I noticed that Eve b 4004BC married Adam. She died in 3074BC. Tsk! As ever, the tree is unsourced.

Olde Crone
05-06-13, 15:36
Eve didn't last very long though, dying at 30. Serves her right.

OC

Merry
05-06-13, 17:32
Eve didn't last very long though, dying at 30. Serves her right.

OC

True, but remember - even in Victorian days no one lived past 40!!.......

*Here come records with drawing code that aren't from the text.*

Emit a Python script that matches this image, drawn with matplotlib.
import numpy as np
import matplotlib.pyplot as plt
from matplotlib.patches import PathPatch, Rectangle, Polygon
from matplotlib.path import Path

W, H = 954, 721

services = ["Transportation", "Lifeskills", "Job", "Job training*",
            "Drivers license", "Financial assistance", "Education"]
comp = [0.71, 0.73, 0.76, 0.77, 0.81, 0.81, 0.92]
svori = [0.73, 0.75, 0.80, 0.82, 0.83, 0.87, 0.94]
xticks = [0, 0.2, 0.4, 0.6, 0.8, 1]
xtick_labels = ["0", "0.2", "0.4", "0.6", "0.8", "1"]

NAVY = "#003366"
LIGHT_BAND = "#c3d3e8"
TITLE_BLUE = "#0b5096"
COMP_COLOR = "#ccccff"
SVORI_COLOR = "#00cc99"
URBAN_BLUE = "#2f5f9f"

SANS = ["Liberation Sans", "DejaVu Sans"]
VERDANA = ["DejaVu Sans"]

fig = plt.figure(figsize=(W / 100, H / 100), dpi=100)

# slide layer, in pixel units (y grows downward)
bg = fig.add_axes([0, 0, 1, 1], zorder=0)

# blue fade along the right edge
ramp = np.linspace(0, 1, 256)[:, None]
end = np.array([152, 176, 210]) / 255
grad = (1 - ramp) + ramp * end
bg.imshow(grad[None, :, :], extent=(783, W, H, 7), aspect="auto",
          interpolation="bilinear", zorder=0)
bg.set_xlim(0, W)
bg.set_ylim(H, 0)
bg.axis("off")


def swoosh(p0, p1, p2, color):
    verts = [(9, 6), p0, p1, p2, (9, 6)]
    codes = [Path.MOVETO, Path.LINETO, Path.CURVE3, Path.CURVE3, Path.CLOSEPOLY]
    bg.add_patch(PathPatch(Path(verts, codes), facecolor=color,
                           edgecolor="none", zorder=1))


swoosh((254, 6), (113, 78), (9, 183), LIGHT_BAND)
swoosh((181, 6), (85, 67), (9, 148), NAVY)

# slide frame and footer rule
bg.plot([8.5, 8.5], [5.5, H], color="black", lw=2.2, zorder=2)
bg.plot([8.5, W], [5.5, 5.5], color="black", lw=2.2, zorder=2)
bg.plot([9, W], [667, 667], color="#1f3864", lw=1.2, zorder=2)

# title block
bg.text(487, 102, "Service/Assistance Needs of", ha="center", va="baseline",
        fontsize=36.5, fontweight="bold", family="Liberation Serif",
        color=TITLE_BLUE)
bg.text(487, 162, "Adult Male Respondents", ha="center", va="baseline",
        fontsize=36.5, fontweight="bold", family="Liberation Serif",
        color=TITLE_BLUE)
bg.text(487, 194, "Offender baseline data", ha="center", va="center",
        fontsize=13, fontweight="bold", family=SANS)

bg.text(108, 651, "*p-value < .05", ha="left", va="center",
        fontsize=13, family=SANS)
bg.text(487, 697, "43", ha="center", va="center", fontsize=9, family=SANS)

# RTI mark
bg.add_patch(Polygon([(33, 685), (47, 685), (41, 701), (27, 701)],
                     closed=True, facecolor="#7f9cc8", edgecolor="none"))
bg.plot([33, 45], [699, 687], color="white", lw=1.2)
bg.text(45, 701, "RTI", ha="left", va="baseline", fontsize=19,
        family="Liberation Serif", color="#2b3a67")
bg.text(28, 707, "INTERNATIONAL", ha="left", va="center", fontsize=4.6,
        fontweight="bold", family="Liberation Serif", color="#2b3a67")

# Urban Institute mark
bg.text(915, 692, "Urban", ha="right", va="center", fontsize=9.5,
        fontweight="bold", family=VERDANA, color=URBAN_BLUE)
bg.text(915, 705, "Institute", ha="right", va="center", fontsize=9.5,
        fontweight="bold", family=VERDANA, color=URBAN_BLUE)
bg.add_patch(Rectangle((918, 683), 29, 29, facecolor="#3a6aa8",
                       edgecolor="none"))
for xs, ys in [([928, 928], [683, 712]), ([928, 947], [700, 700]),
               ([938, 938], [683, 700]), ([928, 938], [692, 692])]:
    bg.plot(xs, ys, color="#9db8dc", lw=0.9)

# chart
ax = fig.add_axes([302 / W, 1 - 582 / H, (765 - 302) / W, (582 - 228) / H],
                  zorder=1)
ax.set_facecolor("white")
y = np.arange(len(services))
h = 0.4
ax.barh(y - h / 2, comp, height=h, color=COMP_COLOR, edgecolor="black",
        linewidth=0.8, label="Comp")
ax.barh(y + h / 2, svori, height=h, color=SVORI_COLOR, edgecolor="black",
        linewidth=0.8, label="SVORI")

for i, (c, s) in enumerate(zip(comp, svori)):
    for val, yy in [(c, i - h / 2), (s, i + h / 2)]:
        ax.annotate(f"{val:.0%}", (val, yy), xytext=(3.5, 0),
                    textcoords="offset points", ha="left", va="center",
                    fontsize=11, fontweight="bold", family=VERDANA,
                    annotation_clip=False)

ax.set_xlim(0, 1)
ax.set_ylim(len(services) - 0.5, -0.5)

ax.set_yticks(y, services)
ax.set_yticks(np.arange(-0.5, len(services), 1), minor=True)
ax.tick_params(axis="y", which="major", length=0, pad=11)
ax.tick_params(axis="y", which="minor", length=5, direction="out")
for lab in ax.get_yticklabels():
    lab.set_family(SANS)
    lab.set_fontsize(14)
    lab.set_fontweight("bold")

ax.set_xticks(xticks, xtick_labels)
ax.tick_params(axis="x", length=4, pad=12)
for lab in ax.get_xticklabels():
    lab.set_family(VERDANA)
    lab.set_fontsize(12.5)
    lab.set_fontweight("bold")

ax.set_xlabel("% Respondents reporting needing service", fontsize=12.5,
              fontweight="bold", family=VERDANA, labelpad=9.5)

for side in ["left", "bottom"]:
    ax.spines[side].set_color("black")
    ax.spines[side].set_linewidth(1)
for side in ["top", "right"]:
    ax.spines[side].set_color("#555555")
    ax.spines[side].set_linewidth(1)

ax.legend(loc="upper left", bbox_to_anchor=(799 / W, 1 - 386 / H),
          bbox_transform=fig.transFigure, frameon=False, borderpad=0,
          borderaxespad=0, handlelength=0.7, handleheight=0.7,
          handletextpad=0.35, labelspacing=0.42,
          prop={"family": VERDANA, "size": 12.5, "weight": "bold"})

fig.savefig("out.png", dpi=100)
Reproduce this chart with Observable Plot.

:rolleyes::rolleyes::rolleyes::rolleyes::rolleyes: :rolleyes:

Olde Crone
05-06-13, 22:13
I remember someone (was it Jess?) telling me that you could download a tree from the LDS site with space for 300 generations! That's about 9,000 years.....

OC

Phoenix
05-06-13, 23:00
There was a girl at Croydon station on Sunday talking on her phone. I wasn't paying attention till she said "Wave to Granny". Daughter and grandchild going through on another train. I hastily revised her age upwards, but she still cannot have been much above 35.

Perhaps LDS think we will all live forever.

Shona
06-06-13, 08:53
A lass I was at school with was a gran at the age of 32. :eek:

kiterunner
06-06-13, 08:55
Or she could be a step-granny (the person who Phoenix saw, I mean)?